The seasons have become a constant resource for poets describing stages of human life, so that in reading poems as life we can’t fail to think of Keats’s sonnet on the human seasons, which sets out the great analogy between nature and ourselves:
Four seasons fill the measure of the year;
There are four seasons in the mind of man.
He has his lusty Spring, when fancy clear
Takes in all beauty with an easy span.
He has his Summer, when luxuriously
Spring’s honeyed cud of youthful thought he loves
To ruminate, and by such dreaming nigh
His nearest unto heaven. Quiet coves
His soul has in its Autumn, when his wings
He furleth close; contented so to look
On mists in idleness — to let fair things
Pass by unheeded as a threshold brook.
He has his Winter too of pale misfeature,
Or else he would forego his mortal nature.

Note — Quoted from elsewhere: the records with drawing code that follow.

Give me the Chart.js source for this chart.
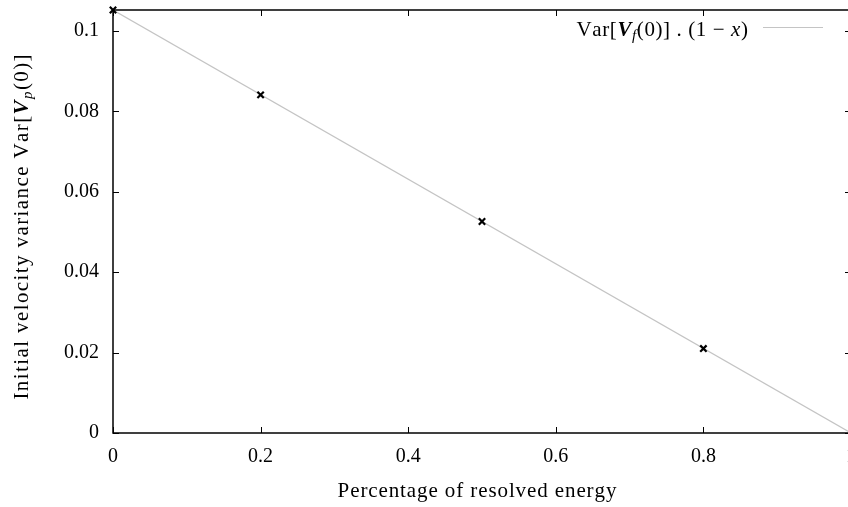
<!DOCTYPE html>
<html>
<head>
<meta charset="utf-8">
<script src="https://cdn.jsdelivr.net/npm/chart.js@4.4.1/dist/chart.umd.min.js"></script>
<style>
  body { margin: 0; overflow: hidden; background: #fff; }
  #wrap { width: 860px; height: 507px; position: relative; }
</style>
</head>
<body>
<div id="wrap"><canvas id="varChart"></canvas></div>
<script>
// datos
const xTicks = [0, 0.2, 0.4, 0.6, 0.8, 1];
const yTicks = [0, 0.02, 0.04, 0.06, 0.08, 0.1];
const ptsX = [0, 0.2, 0.5, 0.8];
const ptsY = [0.1052, 0.0841, 0.0526, 0.0210];
const fitX = [0, 1];
const fitY = [0.1052, 0];

const serif = '"Liberation Serif", "DejaVu Serif", serif';
const tickSize = 20;
const titleSize = 21;

// dibuja trozos de texto (letra por letra, con espaciado extra)
function drawRuns(ctx, runs, x, y, ls, measureOnly) {
    let w = 0;
    runs.forEach(function (r) {
        ctx.font = r.font;
        for (const ch of r.t) {
            if (!measureOnly) ctx.fillText(ch, x + w, y + (r.dy || 0));
            w += ctx.measureText(ch).width + ls;
        }
    });
    return w - ls;
}

const roman = titleSize + 'px ' + serif;
const italic = 'italic ' + titleSize + 'px ' + serif;
const boldIt = 'italic bold ' + titleSize + 'px ' + serif;
const subIt = 'italic 15px ' + serif;

const legendRuns = [
    {t: 'Var[', font: roman},
    {t: 'V', font: boldIt},
    {t: 'f', font: subIt, dy: 4},
    {t: '(0)] . (1 \u2212 ', font: roman},
    {t: 'x', font: italic},
    {t: ')', font: roman}
];
const yTitleRuns = [
    {t: 'Initial velocity variance Var[', font: roman},
    {t: 'V', font: boldIt},
    {t: 'p', font: subIt, dy: 4},
    {t: '(0)]', font: roman}
];
const xTitleRuns = [
    {t: 'Percentage of resolved energy', font: roman}
];

const framePlugin = {
    id: 'frame',
    afterDraw: function (chart) {
        const ctx = chart.ctx;
        const a = chart.chartArea;
        const sx = chart.scales.x, sy = chart.scales.y;
        ctx.save();
        ctx.strokeStyle = '#000';
        ctx.lineWidth = 1.5;
        ctx.strokeRect(a.left, a.top, a.right - a.left, a.bottom - a.top);
        ctx.lineWidth = 1;
        ctx.beginPath();
        xTicks.forEach(function (v) {
            const px = Math.round(sx.getPixelForValue(v)) + 0.5;
            ctx.moveTo(px, a.bottom); ctx.lineTo(px, a.bottom - 6);
            ctx.moveTo(px, a.top); ctx.lineTo(px, a.top + 6);
        });
        yTicks.forEach(function (v) {
            const py = Math.round(sy.getPixelForValue(v)) + 0.5;
            ctx.moveTo(a.left, py); ctx.lineTo(a.left + 6, py);
            ctx.moveTo(a.right, py); ctx.lineTo(a.right - 6, py);
        });
        ctx.stroke();

        ctx.fillStyle = '#000';
        ctx.textBaseline = 'alphabetic';
        ctx.textAlign = 'left';

        // leyenda dentro del area, alineada a la derecha
        const lw = drawRuns(ctx, legendRuns, 0, 0, 0.6, true);
        drawRuns(ctx, legendRuns, 748 - lw, 36, 0.6);
        ctx.strokeStyle = '#c4c4c4';
        ctx.lineWidth = 1.2;
        ctx.beginPath();
        ctx.moveTo(763, 27.5); ctx.lineTo(823, 27.5);
        ctx.stroke();

        // titulo eje x
        const xw = drawRuns(ctx, xTitleRuns, 0, 0, 0.9, true);
        drawRuns(ctx, xTitleRuns, 477 - xw / 2, 497, 0.9);

        // titulo eje y
        const yw = drawRuns(ctx, yTitleRuns, 0, 0, 1.4, true);
        ctx.translate(28, 227);
        ctx.rotate(-Math.PI / 2);
        drawRuns(ctx, yTitleRuns, -yw / 2, 0, 1.4);
        ctx.restore();
    }
};

const ctxVar = document.getElementById('varChart').getContext('2d');
const varChart = new Chart(ctxVar, {
    type: 'scatter',
    data: {
        datasets: [{
            data: ptsX.map(function (x, i) { return {x: x, y: ptsY[i]}; }),
            pointStyle: 'crossRot',
            pointRadius: 4.5,
            pointBorderWidth: 2.2,
            borderColor: '#000',
            backgroundColor: '#000',
            showLine: false,
            clip: false
        }, {
            data: fitX.map(function (x, i) { return {x: x, y: fitY[i]}; }),
            showLine: true,
            borderColor: '#c4c4c4',
            borderWidth: 1.2,
            pointRadius: 0
        }]
    },
    options: {
        responsive: true,
        maintainAspectRatio: false,
        animation: false,
        layout: {padding: {top: 10, right: 8, left: 0, bottom: 0}},
        plugins: {legend: {display: false}, tooltip: {enabled: false}},
        scales: {
            x: {
                type: 'linear',
                min: 0,
                max: 1,
                afterBuildTicks: function (s) { s.ticks = xTicks.map(function (v) { return {value: v}; }); },
                afterFit: function (s) { s.height = 74; s.paddingLeft = 0; },
                grid: {display: false},
                border: {display: false},
                ticks: {
                    color: '#000',
                    padding: 4,
                    maxRotation: 0,
                    font: {family: serif, size: tickSize},
                    callback: function (v) { return String(v); }
                }
            },
            y: {
                min: 0,
                max: 0.1052,
                afterBuildTicks: function (s) { s.ticks = yTicks.map(function (v) { return {value: v}; }); },
                afterFit: function (s) { s.width = 113; s.paddingTop = 0; s.paddingBottom = 0; },
                grid: {display: false},
                border: {display: false},
                ticks: {
                    color: '#000',
                    padding: 6,
                    font: {family: serif, size: tickSize},
                    callback: function (v) { return String(v); }
                }
            }
        }
    },
    plugins: [framePlugin]
});
</script>
</body>
</html>
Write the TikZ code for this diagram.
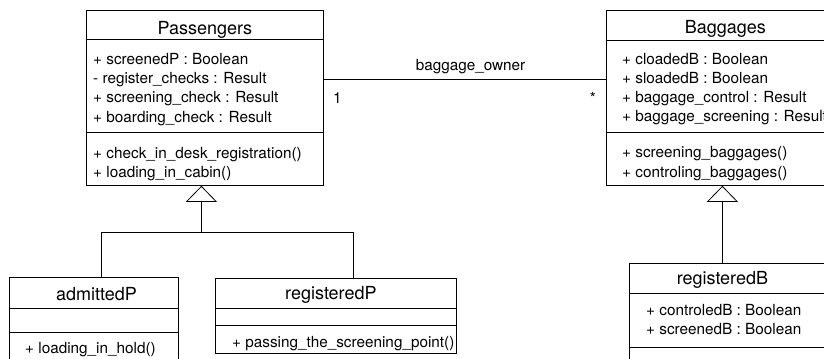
\documentclass[tikz,border=0pt]{standalone}
\usepackage{fontspec}
\setmainfont{TeX Gyre Heros}
\usetikzlibrary{arrows.meta,calc,positioning}
\tikzset{
  cls/.style     = {draw, line width=0.8bp, anchor=north west, inner sep=0pt},
  ttl/.style     = {anchor=base, inner sep=0pt, font=\fontsize{18bp}{21bp}\selectfont},
  mem/.style     = {anchor=base west, inner sep=0pt, font=\fontsize{15.3bp}{18bp}\selectfont},
  wire/.style    = {line width=0.8bp},
  inherit/.style = {line width=0.8bp, -{Triangle[open, length=16bp, width=31bp]}},
}

\begin{document}
\begin{tikzpicture}[x=1bp,y=1bp]
  \useasboundingbox (0,0) rectangle (824,-358);
  \clip (0,0) rectangle (824,-358);
  % classes
  \node[cls, minimum width=237bp, minimum height=175bp]   (pass) at (86,-10)   {};
  \node[cls, minimum width=232bp, minimum height=175.5bp] (bag)  at (606,-9.5) {};
  \node[cls, minimum width=169bp, minimum height=100bp]   (adm)  at (9,-277)   {};
  \node[cls, minimum width=241bp, minimum height=75bp]    (regp) at (215,-278) {};
  \node[cls, minimum width=232bp, minimum height=110bp]   (regb) at (629,-263) {};
  % compartments
  \foreach \c/\a/\b in {pass/29/122, bag/30.5/122.5, adm/31/55, regp/30/47, regb/30/84}
    \draw[wire] ($(\c.north west)+(0,-\a)$) -- ($(\c.north east)+(0,-\a)$)
                ($(\c.north west)+(0,-\b)$) -- ($(\c.north east)+(0,-\b)$);
  % titles
  \node[ttl] (pass-t) at ($(pass.north)+(0,-24)$)    {Passengers};
  \node[ttl] (bag-t)  at ($(bag.north)+(3,-24)$)     {Baggages};
  \node[ttl] (adm-t)  at ($(adm.north)+(2.5,-23)$)   {admittedP};
  \node[ttl] (regp-t) at ($(regp.north)+(-5,-21.5)$) {registeredP};
  \node[ttl] (regb-t) at ($(regb.north)+(-23,-21.5)$) {registeredB};
  % members
  \foreach \dy/\txt [count=\i] in {54.5/{+ screenedP : Boolean}, 73.7/{- register\_checks : Result},
                                   92.9/{+ screening\_check : Result}, 112.1/{+ boarding\_check : Result},
                                   148.3/{+ check\_in\_desk\_registration()}, 167.5/{+ loading\_in\_cabin()}}
    \node[mem] (pass-\i) at ($(pass.north west)+(7,-\dy)$) {\txt};
  \foreach \dy/\txt [count=\i] in {54.5/{+ cloadedB : Boolean}, 73.7/{+ sloadedB : Boolean},
                                   92.9/{+ baggage\_control : Result}, 112.1/{+ baggage\_screening : Result},
                                   148.3/{+ screening\_baggages()}, 167.5/{+ controling\_baggages()}}
    \node[mem] (bag-\i) at ($(bag.north west)+(16,-\dy)$) {\txt};
  \node[mem] (adm-1)  at ($(adm.north west)+(16,-76.3)$)  {+ loading\_in\_hold()};
  \node[mem] (regp-1) at ($(regp.north west)+(17,-69.3)$) {+ passing\_the\_screening\_point()};
  \foreach \dy/\txt [count=\i] in {52/{+ controledB : Boolean}, 71/{+ screenedB : Boolean}}
    \node[mem] (regb-\i) at ($(regb.north west)+(17,-\dy)$) {\txt};
  % association
  \coordinate (own) at (0,-79);
  \draw[wire] (pass.east |- own) -- node[mem, pos=0.52, anchor=base, yshift=9bp] (own-lbl) {baggage\_owner}
              (bag.west |- own);
  \node[mem] (mult-p) at ($(pass.east |- own)+(9,-24)$) {1};
  \node[mem, anchor=base east] (mult-b) at ($(bag.west |- own)+(-10,-24)$) {*};
  % generalisation
  \coordinate (pass-tip) at ($(pass.south)+(-3.5,0)$);
  \coordinate (fork) at ($(pass-tip)+(0,-47)$);
  \draw[inherit] (fork) -- (pass-tip);
  \draw[wire] ($(adm.north west)+(92,0)$) |- (fork) -| ($(regp.north west)+(138,0)$);
  \draw[inherit] (regb.north -| bag.south) -- (bag.south);
\end{tikzpicture}
\end{document}
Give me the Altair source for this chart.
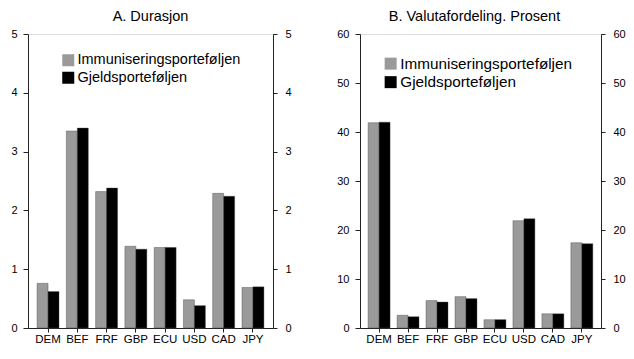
import altair as alt
import pandas as pd

currencies = ["DEM", "BEF", "FRF", "GBP", "ECU", "USD", "CAD", "JPY"]
series = ["Immuniseringsporteføljen", "Gjeldsporteføljen"]

dur_immun = [0.76, 3.35, 2.32, 1.39, 1.37, 0.48, 2.29, 0.69]
dur_gjeld = [0.62, 3.40, 2.38, 1.34, 1.37, 0.38, 2.24, 0.70]

val_immun = [41.9, 2.6, 5.6, 6.4, 1.7, 21.9, 2.9, 17.4]
val_gjeld = [42.0, 2.3, 5.3, 6.0, 1.7, 22.3, 2.9, 17.2]

dur_ticks = [0, 1, 2, 3, 4, 5]
val_ticks = [0, 10, 20, 30, 40, 50, 60]

FONT = "Liberation Sans"
COLORS = ["#9a9a9a", "#000000"]


def make_df(a, b):
    rows = []
    for c, v in zip(currencies, a):
        rows.append({"Valuta": c, "Serie": series[0], "Verdi": v})
    for c, v in zip(currencies, b):
        rows.append({"Valuta": c, "Serie": series[1], "Verdi": v})
    return pd.DataFrame(rows)


def panel(df, title, ticks, w, h, pin, pout, legx, legy, legfont, tdx):
    ymax = ticks[-1]
    x = alt.X("Valuta:N", sort=currencies,
              scale=alt.Scale(paddingInner=pin, paddingOuter=pout),
              axis=alt.Axis(title=None, labelAngle=0, labelFont=FONT, labelFontSize=11.5,
                            labelColor="black", tickSize=4, tickColor="#222",
                            domainColor="#222", labelPadding=1))
    yscale = alt.Scale(domain=[0, ymax], nice=False)
    bars = alt.Chart(df).mark_bar(stroke="#444", strokeWidth=0.4).encode(
        x=x,
        xOffset=alt.XOffset("Serie:N", sort=series,
                            scale=alt.Scale(paddingInner=0, paddingOuter=0)),
        y=alt.Y("Verdi:Q", scale=yscale,
                axis=alt.Axis(orient="left", values=ticks, grid=False, title=None,
                              labelFont=FONT, labelFontSize=11, labelColor="black",
                              tickSize=5, labelPadding=6, tickColor="#222",
                              domainColor="#222")),
        color=alt.Color("Serie:N", sort=series,
                        scale=alt.Scale(domain=series, range=COLORS),
                        legend=alt.Legend(title=None, orient="none", legendX=legx,
                                          legendY=legy, symbolType="square",
                                          symbolSize=144, symbolStrokeWidth=0,
                                          symbolOpacity=1, labelLimit=0,
                                          labelFont=FONT, labelFontSize=legfont,
                                          labelColor="black", labelOffset=2,
                                          rowPadding=2.5, padding=0)),
    )
    right = alt.Chart(df).mark_point(opacity=0).encode(
        x=alt.X("Valuta:N", sort=currencies),
        y=alt.Y("Verdi:Q", scale=yscale,
                axis=alt.Axis(orient="right", values=ticks, grid=False, title=None,
                              labelFont=FONT, labelFontSize=11, labelColor="black",
                              tickSize=4, labelPadding=8, tickColor="#222",
                              domainColor="#222")),
    )
    return alt.layer(bars, right).resolve_axis(y="independent").properties(
        width=w, height=h,
        title=alt.TitleParams(title, font=FONT, fontSize=14.5, fontWeight="normal",
                              color="black", anchor="middle", offset=4, dx=tdx),
    )


p1 = panel(make_df(dur_immun, dur_gjeld), "A. Durasjon", dur_ticks, 245, 294,
           0.25, 0.31, 33, 19, 14.5, 0)
p2 = panel(make_df(val_immun, val_gjeld), "B. Valutafordeling. Prosent", val_ticks,
           241, 294, 0.24, 0.28, 23, 22, 15.3, -6)

chart = alt.hconcat(p1, p2, spacing=44).resolve_scale(color="independent").resolve_legend(
    color="independent"
).properties(
    padding={"left": 2, "top": 0, "right": 0, "bottom": 0}
).configure_view(stroke="#333", strokeWidth=1).configure(background="white")

chart.save("out.html", embed_options={"renderer": "svg", "actions": False})
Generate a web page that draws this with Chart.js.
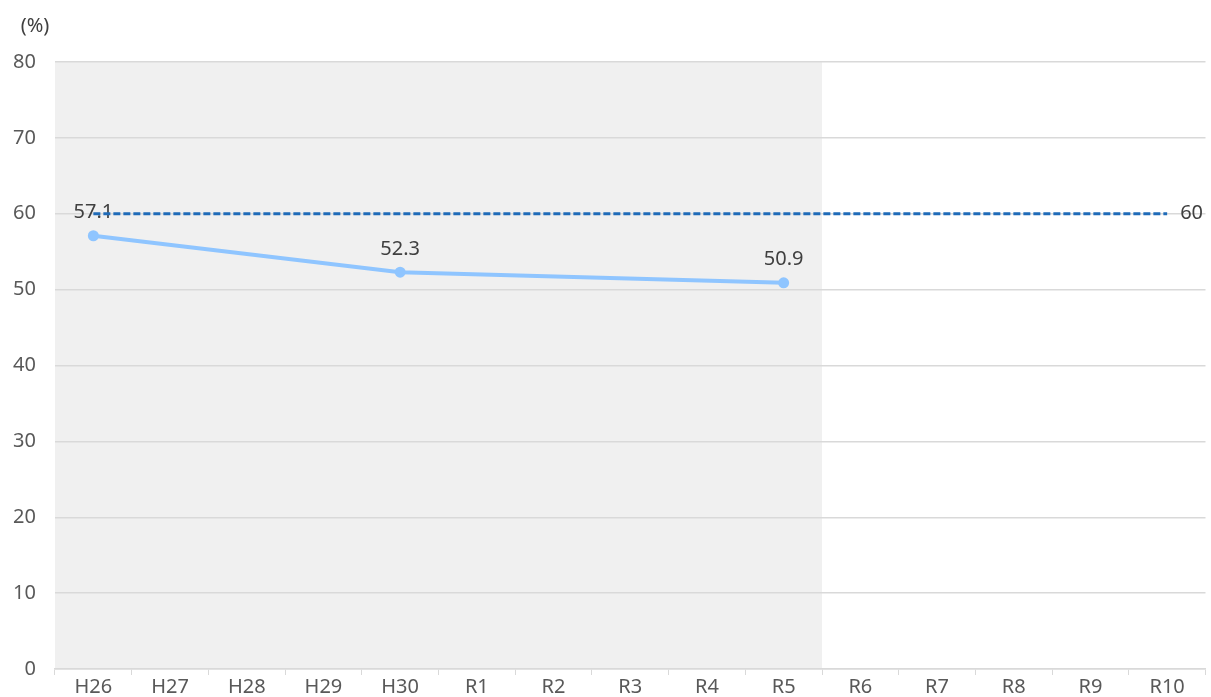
<!DOCTYPE html>
<html>
<head>
<meta charset="utf-8">
<script src="https://cdn.jsdelivr.net/npm/chart.js@4/dist/chart.umd.min.js"></script>
<style>
  html, body { margin: 0; padding: 0; background: #fff; }
  #wrap { width: 1211px; height: 697px; }
</style>
</head>
<body>
<div id="wrap"><canvas id="c" width="1211" height="697"></canvas></div>
<script>
// ── Data ──────────────────────────────────────────────────────────
const YEARS  = ["H26", "H27", "H28", "H29", "H30", "R1", "R2", "R3", "R4", "R5", "R6", "R7", "R8", "R9", "R10"];
const ACTUAL = [57.1, null, null, null, 52.3, null, null, null, null, 50.9, null, null, null, null, null];
const TARGET = [60, 60, 60, 60, 60, 60, 60, 60, 60, 60, 60, 60, 60, 60, 60];
const Y_TICKS = [0, 10, 20, 30, 40, 50, 60, 70, 80];
const SHADE_UNTIL = "R5";   // past results shaded up to here
const UNIT = "(%)";

const FONT = "'Noto Sans', 'Noto Sans CJK JP', sans-serif";
const TEXT = "#595959";
const GRID = "#d9d9d9";

// ── Plugins ───────────────────────────────────────────────────────
const shadePlugin = {
  id: "shade",
  beforeDraw(chart) {
    const { ctx, chartArea: a, scales: { x } } = chart;
    const i = YEARS.indexOf(SHADE_UNTIL);
    const right = (x.getPixelForValue(i) + x.getPixelForValue(i + 1)) / 2;
    ctx.save();
    ctx.fillStyle = "#f0f0f0";
    ctx.fillRect(a.left, a.top, right - a.left, a.bottom - a.top);
    ctx.restore();
  },
};

const labelPlugin = {
  id: "labels",
  afterDatasetDraw(chart, args) {
    const { ctx } = chart;
    ctx.save();
    ctx.font = "20px " + FONT;
    ctx.fillStyle = "#404040";
    ctx.textBaseline = "middle";
    if (args.index === 0) {
      const meta = chart.getDatasetMeta(0);
      ACTUAL.forEach((v, i) => {
        if (v == null) return;
        const p = meta.data[i];
        ctx.textAlign = "center";
        ctx.fillText(v.toFixed(1), p.x, p.y - 23);
      });
    } else if (args.index === 1) {
      const meta = chart.getDatasetMeta(1);
      const last = TARGET.length - 1;
      const p = meta.data[last];
      ctx.textAlign = "left";
      ctx.fillText(String(TARGET[last]), p.x + 13, p.y);
    }
    ctx.restore();
  },
  afterDraw(chart) {
    const { ctx, chartArea: a } = chart;
    ctx.save();
    ctx.font = "20px " + FONT;
    ctx.fillStyle = "#404040";
    ctx.textAlign = "center";
    ctx.textBaseline = "middle";
    ctx.fillText(UNIT, a.left - 20, a.top - 36);
    ctx.restore();
  },
};

// ── Chart ─────────────────────────────────────────────────────────
new Chart(document.getElementById("c"), {
  type: "line",
  data: {
    labels: YEARS,
    datasets: [
      {
        data: ACTUAL,
        spanGaps: true,
        borderColor: "#8fc5ff",
        backgroundColor: "#8fc5ff",
        borderWidth: 4,
        pointRadius: 5.5,
        pointBorderWidth: 0,
        tension: 0,
        order: 1,
      },
      {
        data: TARGET,
        borderColor: "#1f6bb8",
        borderWidth: 3,
        borderDash: [7, 3],
        pointRadius: 0,
        order: 0,
      },
    ],
  },
  options: {
    responsive: false,
    animation: false,
    layout: { padding: { top: 62, right: 0, left: 0, bottom: 0 } },
    plugins: {
      legend: { display: false },
      tooltip: { enabled: false },
    },
    scales: {
      x: {
        offset: true,
        border: { color: GRID, width: 1.5 },
        grid: { display: true, drawOnChartArea: false, color: GRID, tickLength: 6, offset: true },
        ticks: { color: TEXT, font: { family: FONT, size: 20 }, padding: 0, maxRotation: 0, autoSkip: false },
        afterFit(s) { s.height = 28; s.paddingLeft = 0; s.paddingRight = 0; },
      },
      y: {
        min: 0,
        max: 80,
        afterBuildTicks(s) { s.ticks = Y_TICKS.map((v) => ({ value: v })); },
        border: { display: false },
        grid: { color: GRID, lineWidth: 1.5, drawTicks: false },
        ticks: { color: TEXT, font: { family: FONT, size: 20 }, padding: 19 },
        afterFit(s) { s.width = 55; s.paddingTop = 0; s.paddingBottom = 0; },
      },
    },
  },
  plugins: [shadePlugin, labelPlugin],
});
</script>
</body>
</html>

A poet can choose any one of the “human seasons” and find its counterpart in the natural world.
When poets describe Time, they tend to employ many of the images of passing time that have entered cultural memory — such motifs as the waves of the sea, the progress of the sun from dawn to dusk, the fall of great men, the tragedy of early death, Time the Grim Reaper, and so on. Here, using such time-honored resources, is Shakespeare on Time. In his first model of how we imagine Time, the moments of our life are seen as waves of the sea, all alike; in his second model, the moments of our life are like the dramatic rise and eclipse of a sun, or the rise and fall of a tragic hero; and in his third model, we scarcely have time to live before Death scythes us down.
Like as the waves make toward the pebbled shore,
So do our minutes hasten to their end,
Each changing place with that which goes before,
In sequent° toil all forwards do contend. repetitive
Nativity,° once in the main° of light, birth / sea
Crawls to maturity, wherewith being crowned,
Crooked eclipses ’gainst his glory fight,
And Time that gave doth now his gift confound.
Time doth transfix the flourish° set on youth, beauty
And delves the parallels° in beauty’s brow, furrows
Feeds on the rarities of nature’s truth,
And nothing stands but for his scythe to mow.
And yet to times in hope my verse shall stand,
Praising thy worth, despite his cruel hand.
What does Shakespeare set against Time in the final couplet?